The German interior minister Thomas de Maiziere has been quick to praise the brutal actions of the security forces. “Even if we have to put up with a few weeks of harrowing pictures, our approach is correct,” de Maiziere declared last week. He is quite explicit that the terrorisation of refugees is a deliberate policy aimed at deterring others from entering Europe. He is now seeking to use the EU-Turkey deal as a model for further deportation agreements with North African countries.

De Maiziere is responding to the increasing number of refugees seeking to cross the Mediterranean from Libya to Italy. In the first three months of the year, 19,287 refugees were registered there, an increase of 60 percent from the same period last year.

De Maiziere knows very well that refugees are being abused and tortured in North African countries. Refugees lack all protection in Libya, where, as a consequence of the NATO-led war to overthrow the Gaddafi regime, Islamist militias rule. Last week, in the al-Nasr deportation camp near the city of Al Zawyah, five refugees were shot in clashes with security forces and a further 11 were severely injured. In the camp, 1,500 refugees from states like Somalia, Nigeria and Mali are detained, after trying to make the crossing to Italy.

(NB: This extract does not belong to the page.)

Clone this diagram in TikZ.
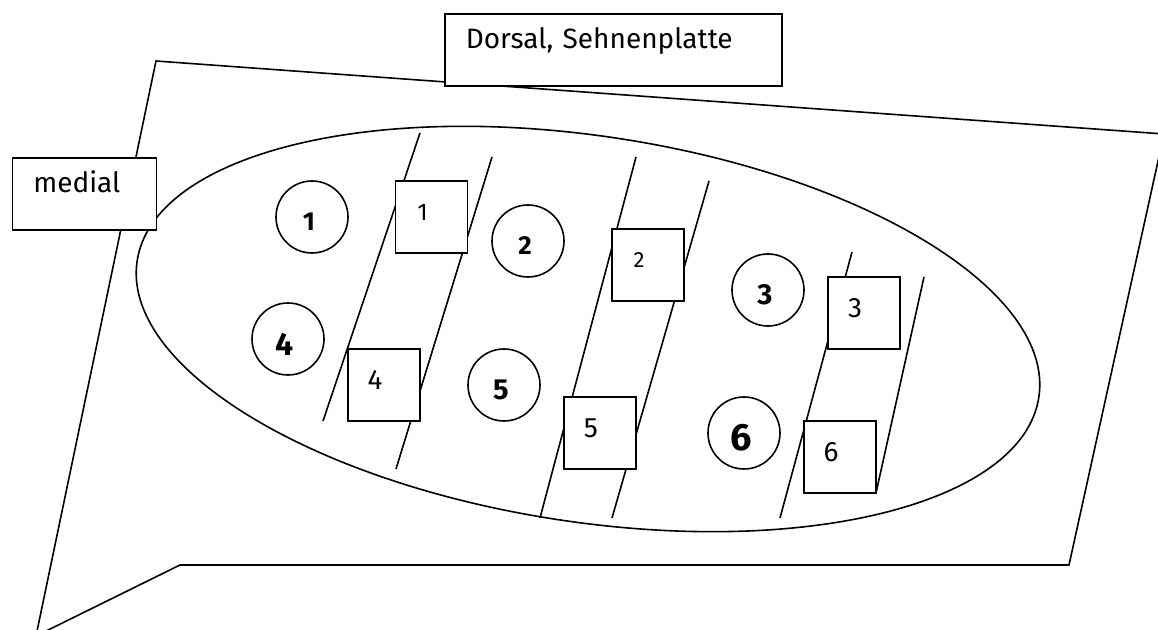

The EU Commission’s plans presented last week to reform the asylum system mainly contain proposals for more repression and restrictions against refugees. The media only took notice of the parts of the 20-page document which proposed a system regulating the distribution of refugees throughout the EU in the event that a state is overwhelmed by an influx of refugees.

This measure was aimed at maintaining pressure on states to keep the EU’s external borders sealed. Secondly, the EU Commission is seeking to breathe new life into the Dublin system, which makes the state where refugees first enter Europe responsible for the processing of asylum applications. The EU Commission sees the Dublin system as necessary to maintain the Schengen agreement and the free movement of goods and capital throughout Europe.

By contrast, there will be no freedom of movement for refugees in Europe. Refugees and recognised asylum seekers will instead be confined to the state made responsible for them. To this end, enforcement mechanisms are explicitly being considered, covering reductions in social welfare, the removal of refugee status, detention and deportation. In addition, no more permanent residency permits will be provided, but merely temporary authorizations that will be reviewed within five years, a system already practiced in Germany. This will mean that refugees will live in Europe under the constant fear of forced removal and deportation.

In addition, the list of “safe countries of origin” will be made uniform across the EU to enable asylum applications to be assessed in sped-up procedures, resulting generally in their rejection.